* _Exercise description_:
Look for the line containing "Emit a Python" and the line containing "return c in" in the entries below. Copy those two and all lines between them exactly, leaving out pictures.
▽
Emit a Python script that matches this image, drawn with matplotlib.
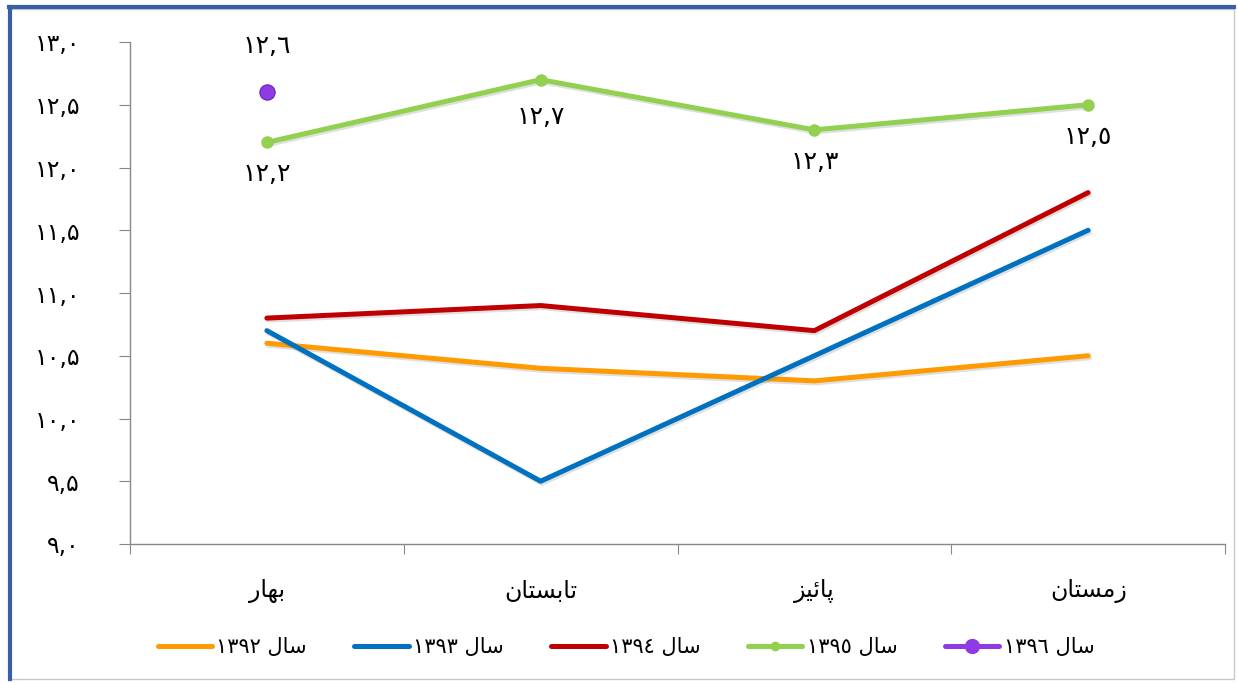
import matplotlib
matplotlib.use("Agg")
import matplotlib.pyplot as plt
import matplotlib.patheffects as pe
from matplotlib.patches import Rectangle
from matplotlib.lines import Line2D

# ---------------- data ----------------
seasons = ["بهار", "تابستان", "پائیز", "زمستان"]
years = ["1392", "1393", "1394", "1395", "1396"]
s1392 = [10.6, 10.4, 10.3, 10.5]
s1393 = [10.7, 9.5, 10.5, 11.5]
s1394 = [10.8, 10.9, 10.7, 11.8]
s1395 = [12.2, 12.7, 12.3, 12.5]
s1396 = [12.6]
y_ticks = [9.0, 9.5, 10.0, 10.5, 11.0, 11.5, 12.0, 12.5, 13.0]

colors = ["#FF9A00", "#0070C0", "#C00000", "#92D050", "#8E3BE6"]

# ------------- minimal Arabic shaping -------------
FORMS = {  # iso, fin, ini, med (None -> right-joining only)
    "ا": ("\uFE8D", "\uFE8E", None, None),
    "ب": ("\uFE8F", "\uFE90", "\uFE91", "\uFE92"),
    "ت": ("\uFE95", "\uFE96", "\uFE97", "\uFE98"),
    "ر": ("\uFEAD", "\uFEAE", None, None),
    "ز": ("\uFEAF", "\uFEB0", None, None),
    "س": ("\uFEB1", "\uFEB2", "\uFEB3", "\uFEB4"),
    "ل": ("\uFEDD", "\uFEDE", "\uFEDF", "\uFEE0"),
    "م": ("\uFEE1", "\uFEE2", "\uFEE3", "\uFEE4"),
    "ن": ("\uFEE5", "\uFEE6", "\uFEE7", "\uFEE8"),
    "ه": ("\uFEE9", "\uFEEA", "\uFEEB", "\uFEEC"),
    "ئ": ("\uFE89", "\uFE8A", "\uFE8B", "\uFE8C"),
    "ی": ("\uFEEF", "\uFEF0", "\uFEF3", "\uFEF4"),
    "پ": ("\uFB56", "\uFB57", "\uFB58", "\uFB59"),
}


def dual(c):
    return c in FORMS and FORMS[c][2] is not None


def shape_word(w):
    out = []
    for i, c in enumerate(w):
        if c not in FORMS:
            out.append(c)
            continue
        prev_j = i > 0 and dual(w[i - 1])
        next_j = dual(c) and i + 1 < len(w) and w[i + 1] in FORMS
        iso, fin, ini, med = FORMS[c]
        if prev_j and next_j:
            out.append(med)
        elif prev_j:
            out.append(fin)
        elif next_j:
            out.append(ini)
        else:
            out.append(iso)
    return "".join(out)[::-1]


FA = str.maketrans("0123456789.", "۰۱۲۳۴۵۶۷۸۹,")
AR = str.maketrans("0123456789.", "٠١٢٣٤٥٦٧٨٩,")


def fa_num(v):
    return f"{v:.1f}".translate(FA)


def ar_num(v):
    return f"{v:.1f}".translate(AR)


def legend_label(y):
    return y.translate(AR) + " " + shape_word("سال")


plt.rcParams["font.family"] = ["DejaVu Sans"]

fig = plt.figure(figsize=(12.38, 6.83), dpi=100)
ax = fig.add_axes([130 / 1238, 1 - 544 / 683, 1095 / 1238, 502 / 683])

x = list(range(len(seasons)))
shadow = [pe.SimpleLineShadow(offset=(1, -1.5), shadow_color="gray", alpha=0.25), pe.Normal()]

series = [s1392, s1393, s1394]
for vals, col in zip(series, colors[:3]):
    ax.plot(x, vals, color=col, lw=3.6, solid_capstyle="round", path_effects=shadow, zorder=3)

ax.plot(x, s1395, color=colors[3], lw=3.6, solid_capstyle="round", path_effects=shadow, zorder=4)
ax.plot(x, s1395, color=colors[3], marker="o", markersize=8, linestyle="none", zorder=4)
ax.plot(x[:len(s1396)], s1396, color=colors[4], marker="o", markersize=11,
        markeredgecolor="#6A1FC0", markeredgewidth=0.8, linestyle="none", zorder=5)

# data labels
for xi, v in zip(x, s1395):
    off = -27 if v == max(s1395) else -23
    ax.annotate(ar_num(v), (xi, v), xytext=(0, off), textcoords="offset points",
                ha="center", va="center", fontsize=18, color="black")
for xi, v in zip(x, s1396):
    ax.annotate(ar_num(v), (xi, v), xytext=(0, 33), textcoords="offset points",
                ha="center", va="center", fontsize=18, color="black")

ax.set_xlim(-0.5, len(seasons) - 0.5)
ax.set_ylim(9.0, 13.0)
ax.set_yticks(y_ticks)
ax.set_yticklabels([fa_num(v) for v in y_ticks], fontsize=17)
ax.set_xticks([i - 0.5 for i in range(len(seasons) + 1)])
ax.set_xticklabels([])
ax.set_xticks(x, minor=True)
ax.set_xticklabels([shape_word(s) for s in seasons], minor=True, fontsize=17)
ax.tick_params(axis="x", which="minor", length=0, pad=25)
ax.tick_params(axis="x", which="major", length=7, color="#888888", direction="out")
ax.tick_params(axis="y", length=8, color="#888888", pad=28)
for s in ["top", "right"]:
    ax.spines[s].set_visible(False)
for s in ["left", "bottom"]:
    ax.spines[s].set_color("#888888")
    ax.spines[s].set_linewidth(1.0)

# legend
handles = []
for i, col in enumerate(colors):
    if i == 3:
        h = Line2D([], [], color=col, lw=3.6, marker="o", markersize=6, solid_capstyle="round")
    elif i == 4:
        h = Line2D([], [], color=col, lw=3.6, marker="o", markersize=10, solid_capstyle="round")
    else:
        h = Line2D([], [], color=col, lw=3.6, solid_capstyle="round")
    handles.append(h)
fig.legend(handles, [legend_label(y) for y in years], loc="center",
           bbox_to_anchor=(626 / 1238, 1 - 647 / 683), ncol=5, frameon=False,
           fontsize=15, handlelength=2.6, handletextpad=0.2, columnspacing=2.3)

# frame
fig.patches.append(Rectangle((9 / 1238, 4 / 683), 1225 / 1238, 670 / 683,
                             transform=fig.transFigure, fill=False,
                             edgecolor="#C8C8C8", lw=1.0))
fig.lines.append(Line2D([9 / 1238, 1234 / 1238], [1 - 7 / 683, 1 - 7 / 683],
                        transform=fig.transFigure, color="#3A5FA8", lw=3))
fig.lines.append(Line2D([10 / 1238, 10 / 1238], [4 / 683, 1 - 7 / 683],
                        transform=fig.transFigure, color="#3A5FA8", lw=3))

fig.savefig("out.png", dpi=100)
△
▽
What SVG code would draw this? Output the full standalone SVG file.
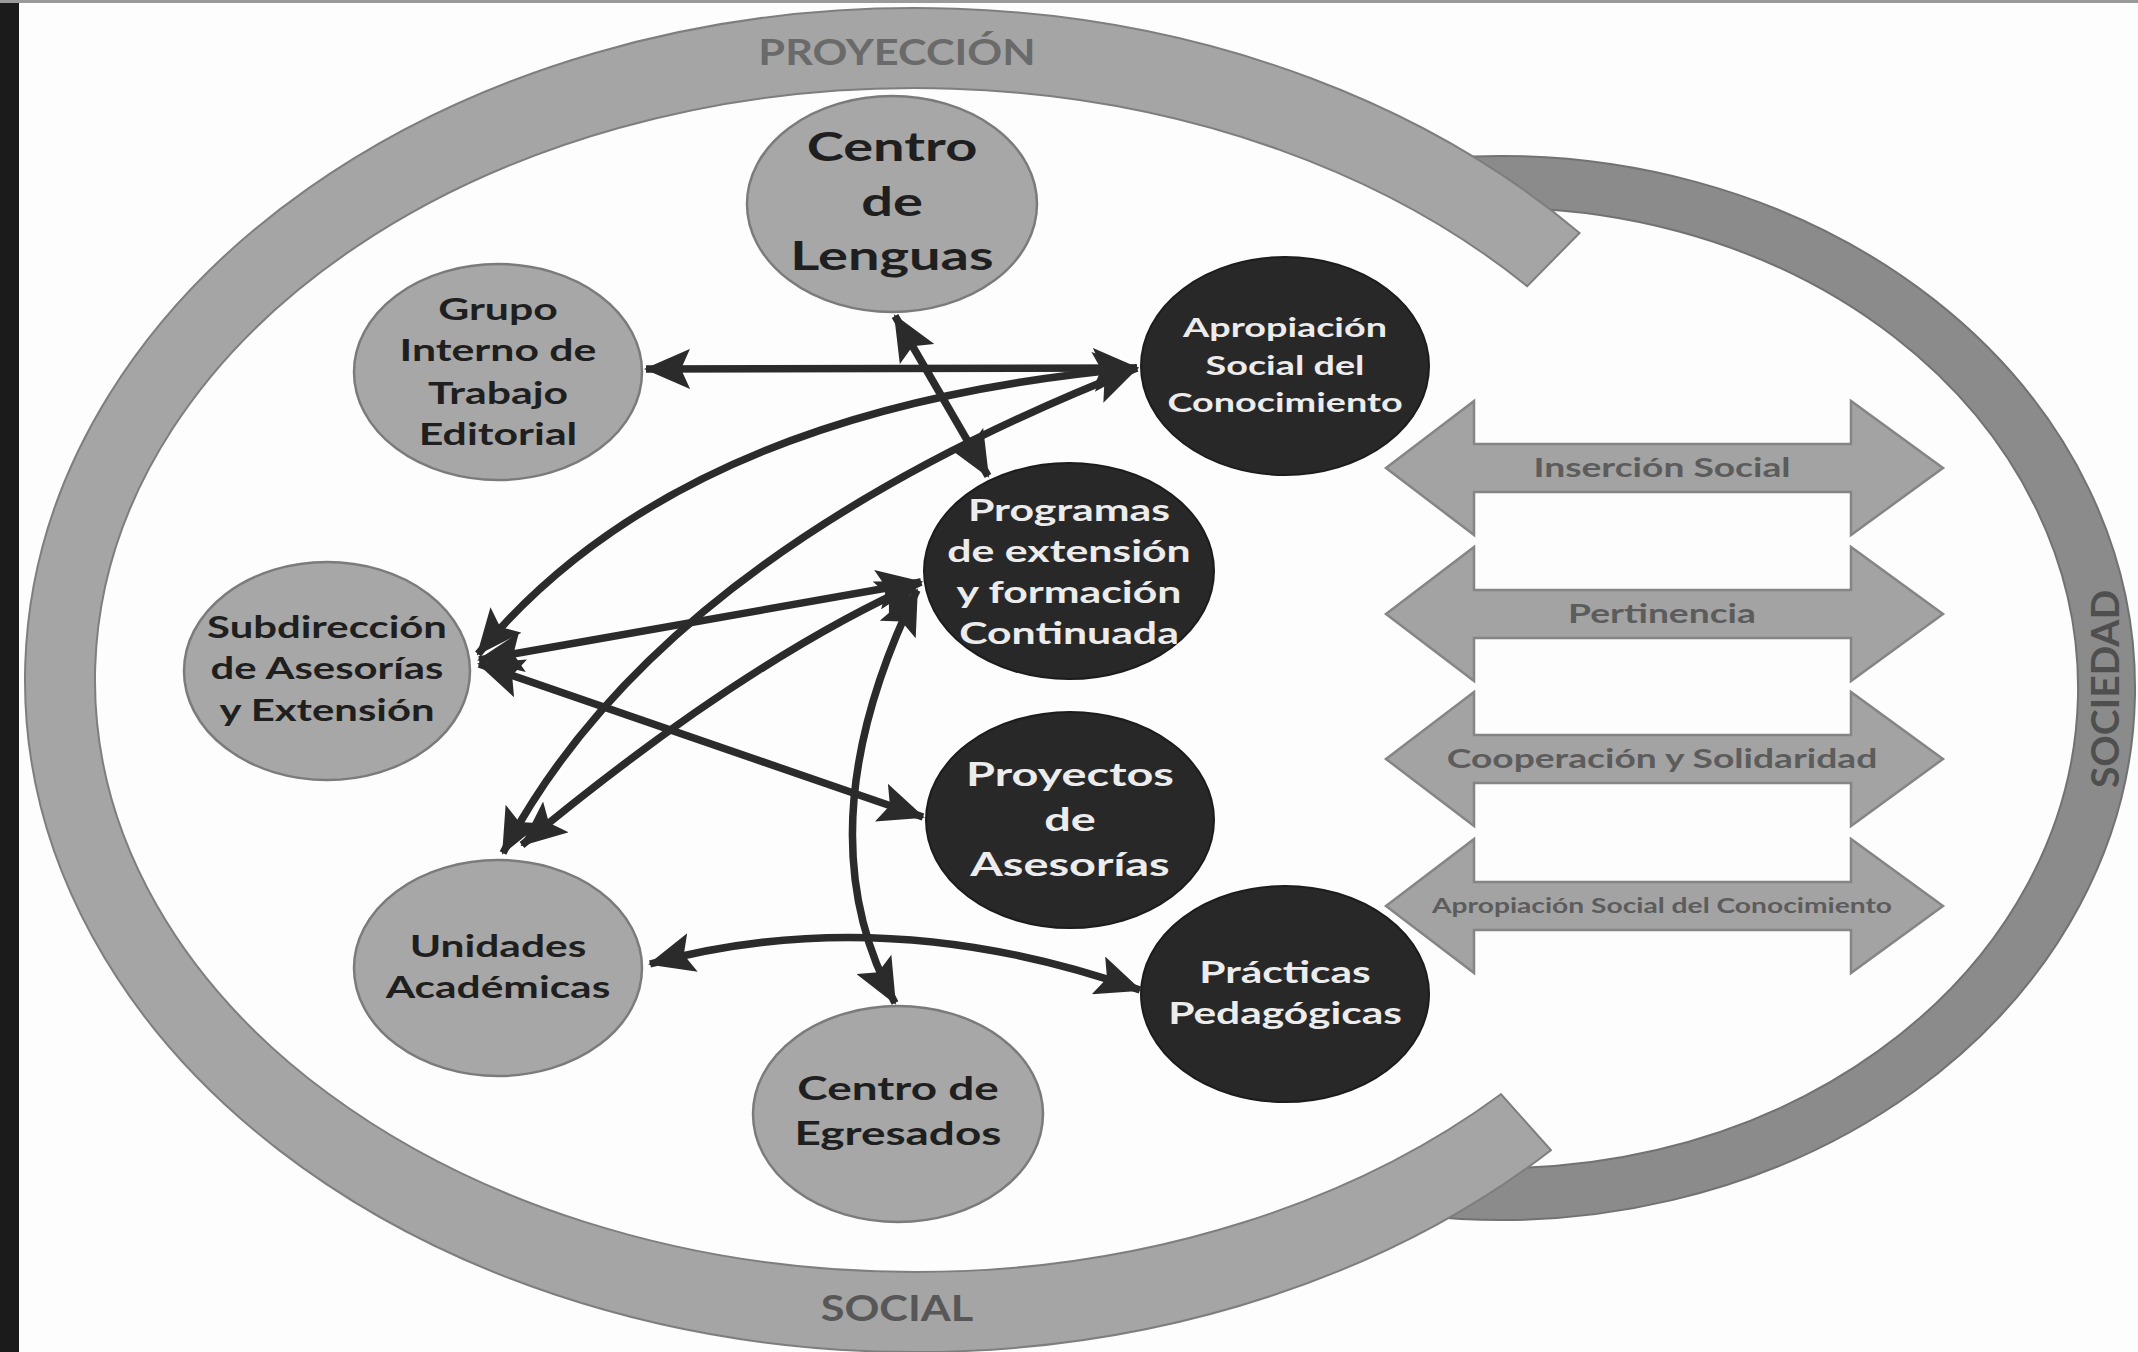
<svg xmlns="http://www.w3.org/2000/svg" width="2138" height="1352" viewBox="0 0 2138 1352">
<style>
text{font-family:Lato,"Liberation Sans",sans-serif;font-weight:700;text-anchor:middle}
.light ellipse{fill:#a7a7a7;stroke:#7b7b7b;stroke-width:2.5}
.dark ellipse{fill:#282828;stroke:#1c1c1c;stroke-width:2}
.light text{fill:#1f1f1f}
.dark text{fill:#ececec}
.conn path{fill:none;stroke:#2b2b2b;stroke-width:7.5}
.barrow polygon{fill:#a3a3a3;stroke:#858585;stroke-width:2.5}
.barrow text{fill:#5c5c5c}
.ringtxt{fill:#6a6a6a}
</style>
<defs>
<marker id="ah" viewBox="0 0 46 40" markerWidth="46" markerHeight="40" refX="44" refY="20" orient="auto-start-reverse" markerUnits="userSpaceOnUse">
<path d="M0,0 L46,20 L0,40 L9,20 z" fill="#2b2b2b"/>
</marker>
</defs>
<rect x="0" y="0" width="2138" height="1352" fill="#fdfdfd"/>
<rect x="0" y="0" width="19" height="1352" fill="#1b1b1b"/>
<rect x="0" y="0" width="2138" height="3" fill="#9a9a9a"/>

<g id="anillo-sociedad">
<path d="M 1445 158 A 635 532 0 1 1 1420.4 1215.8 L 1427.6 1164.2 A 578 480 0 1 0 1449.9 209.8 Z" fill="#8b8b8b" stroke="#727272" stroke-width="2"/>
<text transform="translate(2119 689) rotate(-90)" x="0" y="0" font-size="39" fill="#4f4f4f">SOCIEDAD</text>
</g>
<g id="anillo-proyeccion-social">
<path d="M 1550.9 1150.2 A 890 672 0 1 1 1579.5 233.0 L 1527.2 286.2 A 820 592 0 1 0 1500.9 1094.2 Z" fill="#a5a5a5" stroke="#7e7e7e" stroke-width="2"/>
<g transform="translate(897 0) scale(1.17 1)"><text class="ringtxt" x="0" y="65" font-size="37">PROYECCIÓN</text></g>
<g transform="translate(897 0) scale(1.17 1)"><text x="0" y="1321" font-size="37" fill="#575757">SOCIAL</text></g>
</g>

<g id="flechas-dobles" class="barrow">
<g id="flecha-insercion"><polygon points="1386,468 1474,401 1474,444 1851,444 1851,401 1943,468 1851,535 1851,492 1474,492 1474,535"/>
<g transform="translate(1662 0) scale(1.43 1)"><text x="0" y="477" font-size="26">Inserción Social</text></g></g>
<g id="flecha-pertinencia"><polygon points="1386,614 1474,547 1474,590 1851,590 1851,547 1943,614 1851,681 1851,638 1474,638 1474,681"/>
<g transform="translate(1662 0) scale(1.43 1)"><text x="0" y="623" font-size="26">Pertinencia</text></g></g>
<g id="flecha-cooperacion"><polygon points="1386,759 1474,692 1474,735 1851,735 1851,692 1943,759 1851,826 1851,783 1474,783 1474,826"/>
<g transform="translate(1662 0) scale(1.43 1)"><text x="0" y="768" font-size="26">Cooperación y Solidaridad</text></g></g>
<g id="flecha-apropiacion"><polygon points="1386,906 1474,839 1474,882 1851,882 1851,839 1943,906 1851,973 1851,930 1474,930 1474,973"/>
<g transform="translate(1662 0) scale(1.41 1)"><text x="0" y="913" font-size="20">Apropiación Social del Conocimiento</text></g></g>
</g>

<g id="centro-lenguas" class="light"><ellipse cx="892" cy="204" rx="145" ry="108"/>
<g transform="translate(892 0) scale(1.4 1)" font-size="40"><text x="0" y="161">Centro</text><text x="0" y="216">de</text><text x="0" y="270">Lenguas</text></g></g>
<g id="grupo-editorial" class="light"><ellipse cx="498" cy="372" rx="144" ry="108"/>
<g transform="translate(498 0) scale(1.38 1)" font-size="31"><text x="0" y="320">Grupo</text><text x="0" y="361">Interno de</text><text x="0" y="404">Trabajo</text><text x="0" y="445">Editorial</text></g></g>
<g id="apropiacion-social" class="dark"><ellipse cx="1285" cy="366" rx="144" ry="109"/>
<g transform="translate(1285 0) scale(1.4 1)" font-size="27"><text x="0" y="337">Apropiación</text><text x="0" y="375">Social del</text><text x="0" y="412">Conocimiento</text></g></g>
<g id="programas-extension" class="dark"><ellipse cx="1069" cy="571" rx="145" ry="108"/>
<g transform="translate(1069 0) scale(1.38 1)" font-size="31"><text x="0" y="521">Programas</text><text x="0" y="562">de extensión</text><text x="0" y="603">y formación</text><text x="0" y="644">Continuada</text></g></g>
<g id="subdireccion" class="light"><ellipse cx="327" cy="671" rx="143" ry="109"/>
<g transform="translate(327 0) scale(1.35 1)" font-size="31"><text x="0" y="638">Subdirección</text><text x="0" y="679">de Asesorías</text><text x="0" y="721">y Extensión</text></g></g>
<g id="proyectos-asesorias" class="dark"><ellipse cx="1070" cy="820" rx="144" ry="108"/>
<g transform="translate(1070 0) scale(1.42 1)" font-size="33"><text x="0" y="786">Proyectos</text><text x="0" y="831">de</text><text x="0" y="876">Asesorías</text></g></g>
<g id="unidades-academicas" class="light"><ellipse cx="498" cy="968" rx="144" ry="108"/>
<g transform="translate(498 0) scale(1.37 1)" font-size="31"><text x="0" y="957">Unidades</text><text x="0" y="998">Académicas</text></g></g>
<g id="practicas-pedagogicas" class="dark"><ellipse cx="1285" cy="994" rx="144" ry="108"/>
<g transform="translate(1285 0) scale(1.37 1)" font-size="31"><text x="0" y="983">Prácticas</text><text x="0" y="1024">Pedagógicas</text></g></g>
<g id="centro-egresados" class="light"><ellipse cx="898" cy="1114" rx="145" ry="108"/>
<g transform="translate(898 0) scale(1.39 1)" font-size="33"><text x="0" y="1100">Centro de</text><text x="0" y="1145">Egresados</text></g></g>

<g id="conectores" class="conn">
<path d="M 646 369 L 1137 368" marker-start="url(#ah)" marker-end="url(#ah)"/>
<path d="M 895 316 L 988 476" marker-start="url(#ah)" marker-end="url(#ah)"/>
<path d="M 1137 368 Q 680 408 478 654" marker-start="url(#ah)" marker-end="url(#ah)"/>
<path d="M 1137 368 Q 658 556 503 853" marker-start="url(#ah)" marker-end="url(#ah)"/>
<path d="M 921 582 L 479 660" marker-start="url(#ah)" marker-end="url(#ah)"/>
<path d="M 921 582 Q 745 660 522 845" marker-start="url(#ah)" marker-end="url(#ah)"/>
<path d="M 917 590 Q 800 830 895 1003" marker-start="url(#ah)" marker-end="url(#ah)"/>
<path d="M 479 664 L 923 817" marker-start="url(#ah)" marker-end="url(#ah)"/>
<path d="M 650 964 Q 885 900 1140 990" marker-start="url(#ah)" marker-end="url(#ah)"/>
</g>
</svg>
△
* _Result below_:
Emit a Python script that matches this image, drawn with matplotlib.
import matplotlib
matplotlib.use("Agg")
import matplotlib.pyplot as plt
import matplotlib.patheffects as pe
from matplotlib.patches import Rectangle
from matplotlib.lines import Line2D

# ---------------- data ----------------
seasons = ["بهار", "تابستان", "پائیز", "زمستان"]
years = ["1392", "1393", "1394", "1395", "1396"]
s1392 = [10.6, 10.4, 10.3, 10.5]
s1393 = [10.7, 9.5, 10.5, 11.5]
s1394 = [10.8, 10.9, 10.7, 11.8]
s1395 = [12.2, 12.7, 12.3, 12.5]
s1396 = [12.6]
y_ticks = [9.0, 9.5, 10.0, 10.5, 11.0, 11.5, 12.0, 12.5, 13.0]

colors = ["#FF9A00", "#0070C0", "#C00000", "#92D050", "#8E3BE6"]

# ------------- minimal Arabic shaping -------------
FORMS = {  # iso, fin, ini, med (None -> right-joining only)
    "ا": ("\uFE8D", "\uFE8E", None, None),
    "ب": ("\uFE8F", "\uFE90", "\uFE91", "\uFE92"),
    "ت": ("\uFE95", "\uFE96", "\uFE97", "\uFE98"),
    "ر": ("\uFEAD", "\uFEAE", None, None),
    "ز": ("\uFEAF", "\uFEB0", None, None),
    "س": ("\uFEB1", "\uFEB2", "\uFEB3", "\uFEB4"),
    "ل": ("\uFEDD", "\uFEDE", "\uFEDF", "\uFEE0"),
    "م": ("\uFEE1", "\uFEE2", "\uFEE3", "\uFEE4"),
    "ن": ("\uFEE5", "\uFEE6", "\uFEE7", "\uFEE8"),
    "ه": ("\uFEE9", "\uFEEA", "\uFEEB", "\uFEEC"),
    "ئ": ("\uFE89", "\uFE8A", "\uFE8B", "\uFE8C"),
    "ی": ("\uFEEF", "\uFEF0", "\uFEF3", "\uFEF4"),
    "پ": ("\uFB56", "\uFB57", "\uFB58", "\uFB59"),
}


def dual(c):
    return c in FORMS and FORMS[c][2] is not None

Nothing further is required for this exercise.